Leave out the pictures and set down exactly the lines from the start of the listing through the one with "const yDomain = [0.2, 2.2];", both included.

Dataset content:
---*---

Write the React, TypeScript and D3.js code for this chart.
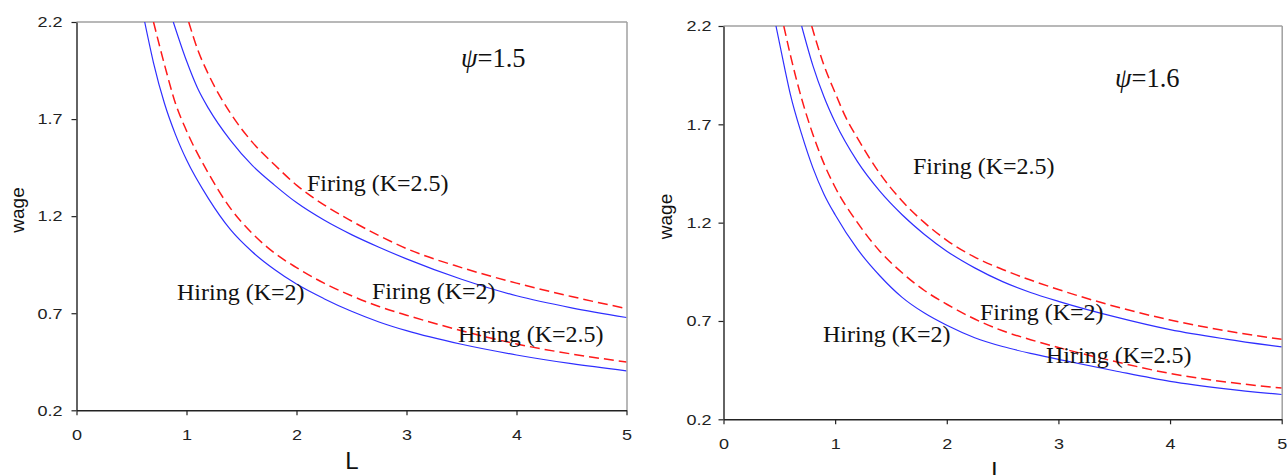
import React, { useEffect, useRef } from "react";
import * as d3 from "d3";

// ---------- data ----------
const xTicks = [0, 1, 2, 3, 4, 5];
const yTicks = [0.2, 0.7, 1.2, 1.7, 2.2];
const xDomain = [0, 5];
const yDomain = [0.2, 2.2];

// psi = 1.5 panel  ([L, wage])
const hiringK2_psi15: [number, number][] = [
  [0.62, 2.2], [0.7, 1.99], [0.8, 1.78], [0.9, 1.62], [1.0, 1.49], [1.2, 1.29], [1.4, 1.13],
  [1.6, 1.015], [1.8, 0.925], [2.0, 0.85], [2.25, 0.775], [2.5, 0.71], [2.75, 0.655], [3.0, 0.61],
  [3.5, 0.54], [4.0, 0.485], [4.5, 0.44], [5.0, 0.403],
];
const hiringK25_psi15: [number, number][] = [
  [0.7, 2.2], [0.8, 1.98], [0.9, 1.78], [1.0, 1.64], [1.2, 1.42], [1.4, 1.24], [1.6, 1.11],
  [1.8, 1.01], [2.0, 0.935], [2.25, 0.855], [2.5, 0.79], [2.75, 0.735], [3.0, 0.69], [3.5, 0.61],
  [4.0, 0.542], [4.5, 0.49], [5.0, 0.449],
];
const firingK2_psi15: [number, number][] = [
  [0.88, 2.2], [1.0, 2.0], [1.1, 1.86], [1.2, 1.755], [1.4, 1.59], [1.6, 1.46], [1.8, 1.36],
  [2.0, 1.27], [2.25, 1.18], [2.5, 1.105], [2.75, 1.04], [3.0, 0.98], [3.5, 0.875], [4.0, 0.79],
  [4.5, 0.728], [5.0, 0.678],
];
const firingK25_psi15: [number, number][] = [
  [1.02, 2.2], [1.1, 2.06], [1.2, 1.93], [1.4, 1.73], [1.6, 1.58], [1.8, 1.465], [2.0, 1.36],
  [2.25, 1.258], [2.5, 1.175], [2.75, 1.1], [3.0, 1.033], [3.5, 0.935], [4.0, 0.855], [4.5, 0.786],
  [5.0, 0.724],
];

// psi = 1.6 panel
const hiringK2_psi16: [number, number][] = [
  [0.47, 2.2], [0.55, 1.98], [0.6, 1.85], [0.7, 1.65], [0.8, 1.48], [0.9, 1.345], [1.0, 1.24],
  [1.2, 1.065], [1.4, 0.93], [1.6, 0.82], [1.8, 0.74], [2.0, 0.678], [2.25, 0.615], [2.5, 0.57],
  [2.75, 0.535], [3.0, 0.505], [3.5, 0.447], [4.0, 0.393], [4.5, 0.355], [5.0, 0.326],
];
const hiringK25_psi16: [number, number][] = [
  [0.54, 2.2], [0.6, 2.05], [0.7, 1.83], [0.8, 1.65], [0.9, 1.5], [1.0, 1.38], [1.2, 1.2],
  [1.4, 1.055], [1.6, 0.945], [1.8, 0.855], [2.0, 0.785], [2.25, 0.71], [2.5, 0.65], [2.75, 0.605],
  [3.0, 0.565], [3.5, 0.495], [4.0, 0.433], [4.5, 0.39], [5.0, 0.359],
];
const firingK2_psi16: [number, number][] = [
  [0.7, 2.2], [0.8, 2.0], [0.9, 1.84], [1.0, 1.71], [1.2, 1.51], [1.4, 1.36], [1.6, 1.24],
  [1.8, 1.14], [2.0, 1.055], [2.25, 0.97], [2.5, 0.9], [2.75, 0.845], [3.0, 0.8], [3.5, 0.722],
  [4.0, 0.656], [4.5, 0.608], [5.0, 0.568],
];
const firingK25_psi16: [number, number][] = [
  [0.79, 2.2], [0.9, 2.0], [1.0, 1.86], [1.1, 1.73], [1.2, 1.63], [1.4, 1.45], [1.6, 1.31],
  [1.8, 1.2], [2.0, 1.11], [2.25, 1.025], [2.5, 0.962], [2.75, 0.908], [3.0, 0.86], [3.5, 0.775],
  [4.0, 0.705], [4.5, 0.65], [5.0, 0.607],
];

const psiLabels = ["1.5", "1.6"];
const curveLabels = ["Hiring (K=2)", "Hiring (K=2.5)", "Firing (K=2)", "Firing (K=2.5)"];

// ---------- layout ----------
const W = 1287;
const H = 475;
const SANS = "'Liberation Sans', Arial, sans-serif";
const SERIF = "'Liberation Serif', 'Times New Roman', serif";
const BLUE = "#2f2fff";
const RED = "#ff1a1a";

type Panel = {
  id: string;
  x0: number; x1: number; yTop: number; yBot: number;
  series: { data: [number, number][]; kind: "blue" | "red" }[];
  psi: string; psiPos: [number, number];
  labelPos: [number, number][]; // in order of curveLabels
  yLabelPos: [number, number];
  xLabelPos: [number, number];
  yPad: number;
};

const panels: Panel[] = [
  {
    id: "p15",
    x0: 76.5, x1: 626.5, yTop: 22, yBot: 410.3,
    series: [
      { data: hiringK2_psi15, kind: "blue" },
      { data: hiringK25_psi15, kind: "red" },
      { data: firingK2_psi15, kind: "blue" },
      { data: firingK25_psi15, kind: "red" },
    ],
    psi: psiLabels[0], psiPos: [461, 67],
    labelPos: [[177, 300], [458, 341.5], [372, 299], [307, 191]],
    yLabelPos: [24, 210],
    xLabelPos: [352, 469],
    yPad: 9,
  },
  {
    id: "p16",
    x0: 723.5, x1: 1281.7, yTop: 26, yBot: 419.3,
    series: [
      { data: hiringK2_psi16, kind: "blue" },
      { data: hiringK25_psi16, kind: "red" },
      { data: firingK2_psi16, kind: "blue" },
      { data: firingK25_psi16, kind: "red" },
    ],
    psi: psiLabels[1], psiPos: [1115, 87],
    labelPos: [[823, 341.5], [1046, 363], [980, 320], [913, 173.5]],
    yLabelPos: [672, 216.5],
    xLabelPos: [998, 479],
    yPad: 7,
  },
];

function ChartPanel({ p }: { p: Panel }) {
  const xAxisRef = useRef<SVGGElement>(null);
  const yAxisRef = useRef<SVGGElement>(null);
  const x = d3.scaleLinear().domain(xDomain).range([p.x0, p.x1]);
  const y = d3.scaleLinear().domain(yDomain).range([p.yBot, p.yTop]);
  const line = d3
    .line<[number, number]>()
    .x((d) => x(d[0]))
    .y((d) => y(d[1]))
    .curve(d3.curveMonotoneX);

  useEffect(() => {
    const sx = 1.2;
    const gx = d3.select(xAxisRef.current as SVGGElement);
    gx.call(
      d3.axisBottom(x).tickValues(xTicks).tickSize(5).tickSizeOuter(0).tickPadding(14).tickFormat(d3.format("d")) as any
    );
    gx.select(".domain").attr("stroke", "#222").attr("stroke-width", 1.4);
    gx.selectAll(".tick line").attr("stroke", "#222").attr("stroke-width", 1.2);
    gx.selectAll(".tick text")
      .attr("font-family", SANS)
      .attr("font-size", 15)
      .attr("fill", "#222")
      .attr("transform", `scale(${sx},1)`);

    const gy = d3.select(yAxisRef.current as SVGGElement);
    gy.call(
      d3.axisLeft(y).tickValues(yTicks).tickSize(5).tickSizeOuter(0).tickPadding(p.yPad).tickFormat(d3.format(".1f")) as any
    );
    gy.select(".domain").attr("stroke", "#222").attr("stroke-width", 1.4);
    gy.selectAll(".tick line").attr("stroke", "#222").attr("stroke-width", 1.2);
    gy.selectAll(".tick text")
      .attr("font-family", SANS)
      .attr("font-size", 15)
      .attr("fill", "#222")
      .attr("x", -(5 + p.yPad) / sx)
      .attr("transform", `scale(${sx},1)`);
  });

  return (
    <g>
      <defs>
        <clipPath id={`clip-${p.id}`}>
          <rect x={p.x0} y={p.yTop} width={p.x1 - p.x0} height={p.yBot - p.yTop} />
        </clipPath>
      </defs>
      {/* frame top & right */}
      <line x1={p.x0} x2={p.x1 + 0.5} y1={p.yTop} y2={p.yTop} stroke="#a0a0a0" strokeWidth={1.5} />
      <line x1={p.x1 + 0.5} x2={p.x1 + 0.5} y1={p.yTop} y2={p.yBot} stroke="#a0a0a0" strokeWidth={1.5} />
      <g clipPath={`url(#clip-${p.id})`}>
        {p.series.map((s, i) => (
          <path
            key={i}
            d={line(s.data) || ""}
            fill="none"
            stroke={s.kind === "blue" ? BLUE : RED}
            strokeWidth={s.kind === "blue" ? 1.2 : 1.5}
            strokeDasharray={s.kind === "red" ? "10,5" : undefined}
          />
        ))}
      </g>
      <g ref={xAxisRef} transform={`translate(0,${p.yBot})`} />
      <g ref={yAxisRef} transform={`translate(${p.x0},0)`} />
      {/* labels */}
      {curveLabels.map((t, i) => (
        <text key={t} x={p.labelPos[i][0]} y={p.labelPos[i][1]} fontFamily={SERIF} fontSize={24} fill="#111">
          {t}
        </text>
      ))}
      <text x={p.psiPos[0]} y={p.psiPos[1]} fontFamily={SERIF} fontSize={26.5} fill="#111">
        <tspan fontStyle="italic">ψ</tspan>
        <tspan>={p.psi}</tspan>
      </text>
      <text
        transform={`translate(${p.yLabelPos[0]},${p.yLabelPos[1]}) rotate(-90)`}
        textAnchor="middle"
        fontFamily={SANS}
        fontSize={19}
        fill="#111"
      >
        wage
      </text>
      <text x={p.xLabelPos[0]} y={p.xLabelPos[1]} textAnchor="middle" fontFamily={SANS} fontSize={24} fill="#111">
        L
      </text>
    </g>
  );
}

export default function App() {
  return (
    <svg
      width={W}
      height={H}
      viewBox={`0 0 ${W} ${H}`}
      style={{ position: "absolute", left: 0, top: 0, background: "#fff" }}
    >
      <rect x={0} y={0} width={W} height={H} fill="#fff" />
      {panels.map((p) => (
        <ChartPanel key={p.id} p={p} />
      ))}
    </svg>
  );
}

---*---

Reply to the task:
Write the React, TypeScript and D3.js code for this chart.
import React, { useEffect, useRef } from "react";
import * as d3 from "d3";

// ---------- data ----------
const xTicks = [0, 1, 2, 3, 4, 5];
const yTicks = [0.2, 0.7, 1.2, 1.7, 2.2];
const xDomain = [0, 5];
const yDomain = [0.2, 2.2];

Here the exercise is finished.